Como sociedad, reclamamos el poder tomar decisiones trascendentes para la vida nacional, ya sea por conducto de referéndums, consultas, plebiscitos o revocaciones de mandato.

Ahora bien, estas formas de participación nos presentan opciones excluyentes. O se apoya la propuesta o se está en contra, no se admiten matices. Y no puede ser de otra manera, dado que se trata de apelar al pueblo para que defina el curso a seguir.

Pero en la vida moderna pocas cosas son realmente dicotómicas. En realidad, los asuntos complejos contienen matices que requieren ser hechas notar, sopesadas en su justa medida, de forma que la decisión final se haga cargo del contexto en que se toma así como de sus efectos previsibles.

Es ahí donde la democracia dialogante, deliberativa, encuentra su lugar.

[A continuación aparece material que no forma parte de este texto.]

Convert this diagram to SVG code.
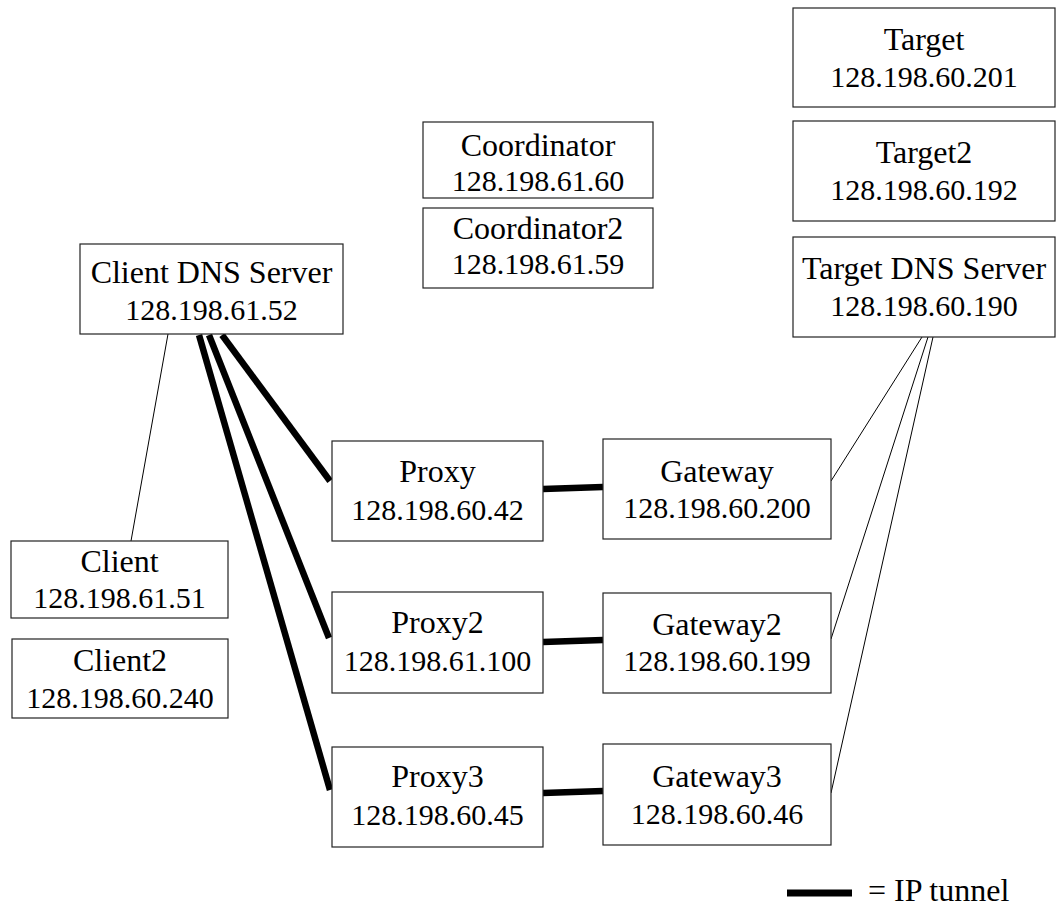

Piense usted en asuntos que impactan a un grupo importante, como pueden ser los pueblos indígenas, la comunidad LGBTIQ, o las personas adultas mayores; por ejemplo, la definición de una ley o de una política pública que les impacte.

En estos casos, el peso de las voces de quienes vivirán con la decisión es tan relevante, que ya sea la Constitución, los tratados internacionales o las leyes, obligan a las autoridades a escucharlas. Pero no de forma que definan el asunto, sino que manera que perfeccionen la decisión.

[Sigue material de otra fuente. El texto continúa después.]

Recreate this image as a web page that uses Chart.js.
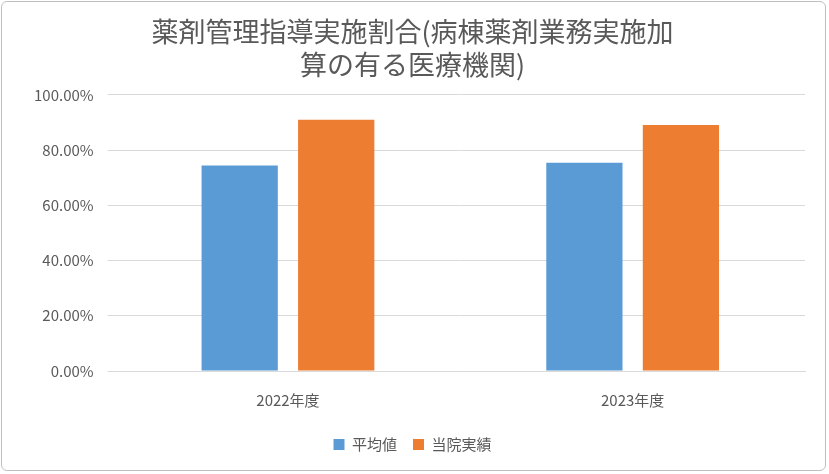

Así, la democracia dialogante consiste en que la autoridad somete a la consideración pública un asunto, respecto del cual considera que es necesario tomar una decisión de tipo legislativo o administrativo, para que sea discutida.

La ciudadanía interesada, o aquella que directamente se verá impactada por lo que se decida, conoce el proyecto de ley, acuerdo o acción; aporta sus ideas, opiniones e información, para que la autoridad las tome en cuenta al decidir.

Como puede verse, se trata de un acto de colaboración entre las y los políticos, las personas expertas, y la ciudadanía. Se parte de la idea de que las autoridades, aún cuando obren con la mejor buena fe, no son dueñas de toda la información ni de toda la inteligencia, y que las acciones de gobierno pueden ser enriquecidas con la participación ciudadana.